In the pantheon of huge temporary structures, hangars are particularly fascinating in part because they have the potential to be used for a wide range of purposes despite being somewhat specific in scope.

Whilst primarily intended to store the giant wingspans of aircraft, hangars have been used to store cars, to serve as temporary workshops, garages, storage facilities and even film studios, benefiting from the inherent and necessary height and space.

However, one technological advance that could potentially not only change the world of transportation but boost the demand for hangers both permanent and temporary is the potential wide availability of the flying car.

Whilst the concept has been imagined for centuries, it has only been in the past year that a flying car model has received limited approval to be tested in preparation for a potential wide release in 2025.

If this flying car sees a wide release and ends up becoming widely popular, this could change a lot of the ways in which people live, as well as the infrastructure that would be needed.

Specifically, the rise of the flying car could spur a major boom in the production of aircraft hangers, particularly heavy-duty, affordable and temporary ones that can be used when a conventional garage is not suitable.

Why Has It Taken So Long?

The flying car has become something of a futurist punchline, often used to describe other ambitious technologies that come close to production and revolutionising the way we live but ultimately fall short.

From a technological perspective, making an aircraft that can travel on the road has been achieved as early as 1935, but the problem has been ensuring that such a machine is feasible for use by people who do not own an aircraft.

This means that they need to be affordable to buy and to run, environmentally conscious, easily driven on the road and easy to fly even for pilots who are not fully qualified.

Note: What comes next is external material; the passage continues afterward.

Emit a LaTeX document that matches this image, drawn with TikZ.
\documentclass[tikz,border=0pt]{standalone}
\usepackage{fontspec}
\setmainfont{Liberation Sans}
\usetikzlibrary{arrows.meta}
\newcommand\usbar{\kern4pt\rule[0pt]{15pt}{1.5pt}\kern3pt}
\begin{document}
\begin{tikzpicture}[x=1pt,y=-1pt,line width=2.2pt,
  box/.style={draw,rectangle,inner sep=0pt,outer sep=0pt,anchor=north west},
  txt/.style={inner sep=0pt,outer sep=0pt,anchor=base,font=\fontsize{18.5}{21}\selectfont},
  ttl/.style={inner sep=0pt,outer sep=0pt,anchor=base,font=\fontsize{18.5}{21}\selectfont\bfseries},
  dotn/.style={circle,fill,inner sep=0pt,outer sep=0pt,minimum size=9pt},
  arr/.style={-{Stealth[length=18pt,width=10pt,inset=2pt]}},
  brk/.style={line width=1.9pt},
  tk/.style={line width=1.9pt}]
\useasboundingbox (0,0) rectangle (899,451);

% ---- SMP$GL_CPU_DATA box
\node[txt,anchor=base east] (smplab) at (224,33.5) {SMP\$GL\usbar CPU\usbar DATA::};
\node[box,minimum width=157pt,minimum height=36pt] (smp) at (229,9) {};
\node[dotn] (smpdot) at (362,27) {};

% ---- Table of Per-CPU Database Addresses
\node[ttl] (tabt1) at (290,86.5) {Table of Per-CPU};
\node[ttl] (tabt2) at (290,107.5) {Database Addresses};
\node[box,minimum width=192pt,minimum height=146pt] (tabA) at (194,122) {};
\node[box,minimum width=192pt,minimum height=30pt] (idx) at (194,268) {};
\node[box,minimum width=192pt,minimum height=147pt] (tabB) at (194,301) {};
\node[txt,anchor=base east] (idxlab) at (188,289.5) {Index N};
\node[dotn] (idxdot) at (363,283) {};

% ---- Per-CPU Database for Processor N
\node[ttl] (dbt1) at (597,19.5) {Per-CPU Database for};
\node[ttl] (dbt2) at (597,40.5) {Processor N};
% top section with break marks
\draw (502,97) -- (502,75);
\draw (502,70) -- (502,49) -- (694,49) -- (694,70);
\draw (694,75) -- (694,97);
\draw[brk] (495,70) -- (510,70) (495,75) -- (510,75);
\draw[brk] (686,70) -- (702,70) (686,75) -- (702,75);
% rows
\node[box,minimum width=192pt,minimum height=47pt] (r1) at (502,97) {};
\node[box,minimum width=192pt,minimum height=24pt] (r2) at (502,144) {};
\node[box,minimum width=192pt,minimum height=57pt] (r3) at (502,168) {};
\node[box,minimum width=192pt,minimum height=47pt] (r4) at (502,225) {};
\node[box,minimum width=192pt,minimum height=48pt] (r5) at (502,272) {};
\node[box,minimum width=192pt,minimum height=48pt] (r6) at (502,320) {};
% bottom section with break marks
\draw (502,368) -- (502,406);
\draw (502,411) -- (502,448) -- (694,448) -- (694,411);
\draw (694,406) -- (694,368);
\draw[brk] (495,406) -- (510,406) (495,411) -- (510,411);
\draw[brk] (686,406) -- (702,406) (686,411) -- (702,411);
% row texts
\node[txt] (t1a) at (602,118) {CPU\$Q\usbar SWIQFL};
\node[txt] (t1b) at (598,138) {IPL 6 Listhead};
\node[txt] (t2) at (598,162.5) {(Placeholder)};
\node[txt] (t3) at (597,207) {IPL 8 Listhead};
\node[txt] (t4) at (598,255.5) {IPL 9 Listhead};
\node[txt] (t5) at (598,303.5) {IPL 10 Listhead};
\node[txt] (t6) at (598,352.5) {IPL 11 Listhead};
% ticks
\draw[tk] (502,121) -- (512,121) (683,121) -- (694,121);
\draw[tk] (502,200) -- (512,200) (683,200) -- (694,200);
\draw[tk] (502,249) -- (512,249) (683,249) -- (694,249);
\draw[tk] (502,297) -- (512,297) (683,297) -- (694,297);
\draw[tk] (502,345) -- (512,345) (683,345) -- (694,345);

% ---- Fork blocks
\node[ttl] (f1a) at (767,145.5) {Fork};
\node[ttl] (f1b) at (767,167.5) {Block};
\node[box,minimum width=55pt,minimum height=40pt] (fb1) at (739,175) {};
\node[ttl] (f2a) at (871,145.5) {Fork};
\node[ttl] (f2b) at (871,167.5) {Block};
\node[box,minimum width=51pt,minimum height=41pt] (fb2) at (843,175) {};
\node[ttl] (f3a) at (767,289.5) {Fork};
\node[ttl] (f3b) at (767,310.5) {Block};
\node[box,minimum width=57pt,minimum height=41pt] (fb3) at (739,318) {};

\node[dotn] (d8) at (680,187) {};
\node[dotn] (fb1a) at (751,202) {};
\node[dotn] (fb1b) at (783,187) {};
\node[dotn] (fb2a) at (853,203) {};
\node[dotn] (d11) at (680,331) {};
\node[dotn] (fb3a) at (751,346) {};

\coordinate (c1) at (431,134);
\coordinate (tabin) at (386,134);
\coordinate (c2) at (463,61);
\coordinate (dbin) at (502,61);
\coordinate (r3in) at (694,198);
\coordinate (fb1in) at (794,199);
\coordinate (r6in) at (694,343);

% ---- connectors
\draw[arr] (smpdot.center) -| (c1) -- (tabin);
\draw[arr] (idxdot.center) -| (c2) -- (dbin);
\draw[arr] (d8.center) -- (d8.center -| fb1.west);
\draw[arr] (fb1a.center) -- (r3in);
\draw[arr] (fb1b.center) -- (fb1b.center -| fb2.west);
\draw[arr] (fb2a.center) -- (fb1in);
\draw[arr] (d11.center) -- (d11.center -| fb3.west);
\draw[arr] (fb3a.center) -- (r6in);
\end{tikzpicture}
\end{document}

They also need to easily and safely transition between road and air, which can be as simple as having foldable wings that can be easily set up, or another lift system that can be fitted to the flying car and easily used.

There needs to be infrastructure in place to take off, land and park a flying car safely. A typical garage and drive are not large enough for flight so a hangar, albeit not a full-size one, and either a runway strip or a suitably flat piece of land was typically required.

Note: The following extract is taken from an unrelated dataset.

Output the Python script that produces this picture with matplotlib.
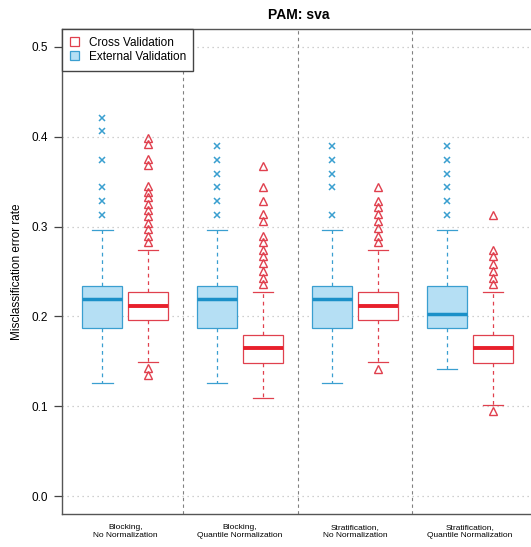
import matplotlib.pyplot as plt
from matplotlib.patches import Patch

plt.rcParams["font.family"] = ["Liberation Sans", "DejaVu Sans"]

groups = ["Blocking,\nNo Normalization", "Blocking,\nQuantile Normalization",
          "Stratification,\nNo Normalization", "Stratification,\nQuantile Normalization"]

# External validation box stats (per group)
ext_q1 = [0.1874, 0.1874, 0.1874, 0.1874]
ext_med = [0.2193, 0.2193, 0.2193, 0.2030]
ext_q3 = [0.2344, 0.2344, 0.2344, 0.2344]
ext_lo = [0.1256, 0.1256, 0.1256, 0.1415]
ext_hi = [0.2963, 0.2963, 0.2963, 0.2963]
ext_out = [
    [0.421, 0.406, 0.374, 0.344, 0.328, 0.3126],
    [0.390, 0.374, 0.359, 0.344, 0.328, 0.3126],
    [0.390, 0.374, 0.359, 0.344, 0.3126],
    [0.390, 0.374, 0.359, 0.344, 0.328, 0.3126],
]

# Cross validation box stats (per group)
cv_q1 = [0.1963, 0.1485, 0.1963, 0.1485]
cv_med = [0.2115, 0.1648, 0.2115, 0.1648]
cv_q3 = [0.2274, 0.1796, 0.2274, 0.1796]
cv_lo = [0.1490, 0.1096, 0.1490, 0.1015]
cv_hi = [0.2740, 0.2270, 0.2740, 0.2270]
cv_out = [
    [0.3985, 0.392, 0.3756, 0.369, 0.3448, 0.339, 0.3326, 0.3256, 0.3189,
     0.3115, 0.304, 0.2974, 0.290, 0.2826, 0.143, 0.1344],
    [0.3678, 0.344, 0.329, 0.314, 0.306, 0.290, 0.2826, 0.2744, 0.267,
     0.2596, 0.251, 0.243, 0.2356],
    [0.344, 0.329, 0.322, 0.314, 0.306, 0.2985, 0.290, 0.2826, 0.142],
    [0.3133, 0.2744, 0.267, 0.2585, 0.251, 0.243, 0.2356, 0.0948],
]

BLUE = "#3a9fd0"
BLUE_FILL = "#b5dff4"
BLUE_MED = "#1b90c8"
RED = "#e0404e"
RED_MED = "#e8202c"


def stats(q1, med, q3, lo, hi, out):
    return [dict(q1=a, med=b, q3=c, whislo=d, whishi=e, fliers=f)
            for a, b, c, d, e, f in zip(q1, med, q3, lo, hi, out)]


fig = plt.figure(figsize=(5.31, 5.47), dpi=100)
ax = fig.add_axes([62 / 531, 33 / 547, 473 / 531, 485 / 547])

step = 2.5
pos_ext = [1 + step * i for i in range(len(groups))]
pos_cv = [2 + step * i for i in range(len(groups))]

# grid and separators
for v in [0.0, 0.1, 0.2, 0.3, 0.4, 0.5]:
    ax.axhline(v, color="#c0c0c0", lw=0.9, ls=(0, (1, 3)), zorder=0)
for i in range(1, len(groups)):
    ax.axvline(2.75 + step * (i - 1), color="#808080", lw=0.8, ls=(0, (3, 3)), zorder=0)

ax.bxp(stats(ext_q1, ext_med, ext_q3, ext_lo, ext_hi, ext_out), positions=pos_ext,
       widths=0.87, patch_artist=True,
       boxprops=dict(facecolor=BLUE_FILL, edgecolor=BLUE, lw=0.9),
       medianprops=dict(color=BLUE_MED, lw=2.5, solid_capstyle="butt"),
       whiskerprops=dict(color=BLUE, lw=0.9, ls=(0, (3, 3))),
       capprops=dict(color=BLUE, lw=0.9), capwidths=0.44,
       flierprops=dict(marker="x", markeredgecolor=BLUE, markersize=4.5, mew=1.1))

ax.bxp(stats(cv_q1, cv_med, cv_q3, cv_lo, cv_hi, cv_out), positions=pos_cv,
       widths=0.87, patch_artist=True,
       boxprops=dict(facecolor="white", edgecolor=RED, lw=0.9),
       medianprops=dict(color=RED_MED, lw=2.8, solid_capstyle="butt"),
       whiskerprops=dict(color=RED, lw=0.9, ls=(0, (3, 3))),
       capprops=dict(color=RED, lw=0.9), capwidths=0.44,
       flierprops=dict(marker="^", markerfacecolor="none", markeredgecolor=RED,
                       markersize=6, mew=1.0))

ax.set_xlim(0.12, 10.42)
ax.set_ylim(-0.02, 0.52)
ax.set_xticks([(a + b) / 2 for a, b in zip(pos_ext, pos_cv)])
ax.set_xticklabels(groups, fontsize=6, linespacing=1.3)
ax.tick_params(axis="x", length=0, pad=7)
ax.set_yticks([0.0, 0.1, 0.2, 0.3, 0.4, 0.5])
ax.set_yticklabels(["0.0", "0.1", "0.2", "0.3", "0.4", "0.5"], fontsize=8.5)
ax.tick_params(axis="y", length=6, width=0.9, color="#444444", pad=4)
ax.set_ylabel("Misclassification error rate", fontsize=8.5, labelpad=6)
ax.set_title("PAM: sva", fontsize=10, fontweight="bold", pad=7)

for s in ax.spines.values():
    s.set_color("#555555")
    s.set_linewidth(1.0)

handles = [Patch(facecolor="white", edgecolor=RED, lw=0.9),
           Patch(facecolor=BLUE_FILL, edgecolor=BLUE, lw=0.9)]
leg = ax.legend(handles, ["Cross Validation", "External Validation"], loc="upper left",
                bbox_to_anchor=(0, 1), borderaxespad=0, fontsize=8.5, fancybox=False,
                framealpha=1, edgecolor="#444444", handlelength=0.8, handleheight=0.8,
                handletextpad=0.8, labelspacing=0.2, borderpad=0.65)
leg.get_frame().set_linewidth(1.0)

fig.savefig("out.png", dpi=100)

Some flying vehicles, including the Alef Model A, feature a vertical takeoff and landing (VTOL) system that allows them to take flight and land without the need for a runway.

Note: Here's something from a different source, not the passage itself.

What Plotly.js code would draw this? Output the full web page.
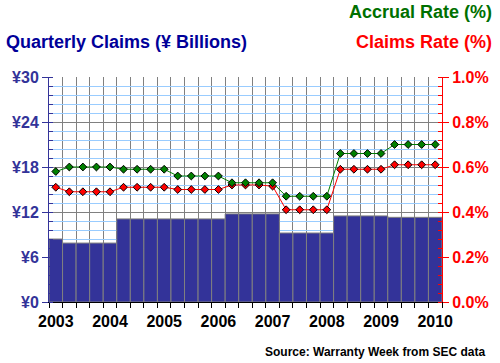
<!DOCTYPE html>
<html>
<head>
<meta charset="utf-8">
<script src="https://cdn.plot.ly/plotly-3.0.1.min.js"></script>
<style>html,body{margin:0;padding:0;background:#fff;}#chart{width:500px;height:363px;}</style>
</head>
<body>
<div id="chart"></div>
<script>
// Quarters 2003 Q1 .. 2010 Q1
const quarters = ['2003 Q1','2003 Q2','2003 Q3','2003 Q4','2004 Q1','2004 Q2','2004 Q3','2004 Q4',
  '2005 Q1','2005 Q2','2005 Q3','2005 Q4','2006 Q1','2006 Q2','2006 Q3','2006 Q4',
  '2007 Q1','2007 Q2','2007 Q3','2007 Q4','2008 Q1','2008 Q2','2008 Q3','2008 Q4',
  '2009 Q1','2009 Q2','2009 Q3','2009 Q4','2010 Q1'];
// Quarterly claims, ¥ billions
const claims = [8.40, 7.86, 7.86, 7.86, 7.86, 11.08, 11.08, 11.08, 11.08, 11.08, 11.08, 11.08, 11.08,
  11.75, 11.75, 11.75, 11.75, 9.20, 9.20, 9.20, 9.20, 11.48, 11.48, 11.48, 11.48, 11.29, 11.29, 11.29, 11.29];
// Accrual rate, %
const accrualRate = [0.58, 0.60, 0.60, 0.60, 0.60, 0.59, 0.59, 0.59, 0.59, 0.56, 0.56, 0.56, 0.56,
  0.53, 0.53, 0.53, 0.53, 0.47, 0.47, 0.47, 0.47, 0.66, 0.66, 0.66, 0.66, 0.70, 0.70, 0.70, 0.70];
// Claims rate, %
const claimsRate = [0.51, 0.49, 0.49, 0.49, 0.49, 0.51, 0.51, 0.51, 0.51, 0.50, 0.50, 0.50, 0.50,
  0.52, 0.52, 0.52, 0.515, 0.41, 0.41, 0.41, 0.41, 0.59, 0.59, 0.59, 0.59, 0.61, 0.61, 0.61, 0.61];
const yearLabels = ['2003','2004','2005','2006','2007','2008','2009','2010'];
const leftTicks = ['¥0','¥6','¥12','¥18','¥24','¥30'];

const xs = quarters.map((q, i) => i);
const yearPos = yearLabels.map(y => quarters.indexOf(y + ' Q1'));

const FONT = 'Liberation Sans, Arial, sans-serif';
const NAVY = '#333399';

const traces = [
  {type: 'bar', x: xs, y: claims, width: 1, hovertext: quarters, hoverinfo: 'text+y', textposition: 'none',
   marker: {color: NAVY, line: {color: '#808080', width: 1}}, yaxis: 'y'},
  {type: 'scatter', mode: 'lines+markers', x: xs, y: claimsRate, yaxis: 'y2',
   line: {color: '#ff0000', width: 1},
   marker: {symbol: 'diamond', size: 6, color: '#ff0000', line: {color: '#000', width: 1}}},
  {type: 'scatter', mode: 'lines+markers', x: xs, y: accrualRate, yaxis: 'y2',
   line: {color: '#008000', width: 1},
   marker: {symbol: 'diamond', size: 6, color: '#008000', line: {color: '#000', width: 1}}}
];

const plotW = 500 - 49 - 58, plotH = 363 - 77 - 61;
const px = x => (x - 49) / plotW;
const py = y => (363 - 61 - y) / plotH;

const layout = {
  width: 500, height: 363,
  margin: {l: 49, r: 58, t: 77, b: 61, pad: 0},
  paper_bgcolor: '#fff', plot_bgcolor: '#fff',
  showlegend: false, bargap: 0,
  font: {family: FONT, size: 16},
  xaxis: {
    range: [-0.5, xs.length - 0.5], zeroline: false,
    showline: true, linecolor: '#000', linewidth: 1,
    tickmode: 'array', tickvals: yearPos, ticktext: yearLabels,
    ticks: '', showgrid: false, ticklabelstandoff: 5,
    tickfont: {family: FONT, size: 16, color: '#000', weight: 'bold'},
    minor: {tick0: -0.5, dtick: 1, ticks: 'outside', ticklen: 5, tickcolor: '#000', tickwidth: 1,
            showgrid: true, gridcolor: '#808080', gridwidth: 1}
  },
  yaxis: {
    range: [0, 30], zeroline: false,
    showline: true, linecolor: NAVY, linewidth: 1,
    tickmode: 'array', tickvals: [0, 6, 12, 18, 24, 30], ticktext: leftTicks,
    ticks: 'outside', ticklen: 6, tickcolor: NAVY,
    tickfont: {family: FONT, size: 16, color: NAVY, weight: 'bold'},
    showgrid: true, gridcolor: '#808080', gridwidth: 1,
    minor: {dtick: 1.2, ticks: 'inside', ticklen: 4, tickcolor: NAVY,
            showgrid: true, gridcolor: '#99ccff', gridwidth: 1}
  },
  yaxis2: {
    overlaying: 'y', side: 'right', range: [0, 1], zeroline: false,
    showline: true, linecolor: '#ff0000', linewidth: 1,
    dtick: 0.2, tickformat: '.1f', ticksuffix: '%',
    ticks: 'outside', ticklen: 6, tickcolor: '#ff0000',
    tickfont: {family: FONT, size: 16, color: '#ff0000', weight: 'bold'},
    showgrid: false,
    minor: {dtick: 0.04, ticks: 'inside', ticklen: 4, tickcolor: '#ff0000', showgrid: false}
  },
  annotations: [
    {text: 'Accrual Rate (%)', xref: 'paper', yref: 'paper', x: px(494), xanchor: 'right',
     y: py(12), yanchor: 'middle', showarrow: false,
     font: {family: FONT, size: 18, color: '#007000', weight: 'bold'}},
    {text: 'Claims Rate (%)', xref: 'paper', yref: 'paper', x: px(494), xanchor: 'right',
     y: py(42), yanchor: 'middle', showarrow: false,
     font: {family: FONT, size: 18, color: '#ff0000', weight: 'bold'}},
    {text: 'Quarterly Claims (¥ Billions)', xref: 'paper', yref: 'paper', x: px(4), xanchor: 'left',
     y: py(42), yanchor: 'middle', showarrow: false,
     font: {family: FONT, size: 18, color: '#000099', weight: 'bold'}},
    {text: 'Source: Warranty Week from SEC data', xref: 'paper', yref: 'paper', x: px(487), xanchor: 'right',
     y: py(352), yanchor: 'middle', showarrow: false,
     font: {family: FONT, size: 12, color: '#000', weight: 'bold'}}
  ]
};

Plotly.newPlot('chart', traces, layout, {displayModeBar: false, staticPlot: true});
</script>
</body>
</html>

It also needs to pass twice the number of regulatory tests as a car or an aircraft, which can be particularly difficult as an aircraft needs to be light and aerodynamic, two qualities that make it less safe on the road. It is also unclear, legally, when the flying car changes from being a ground vehicle to an aircraft.

However, once the first vehicle to prove the viability of flying cars launches, it would become a matter of time for the infrastructure and economies of scale to catch up.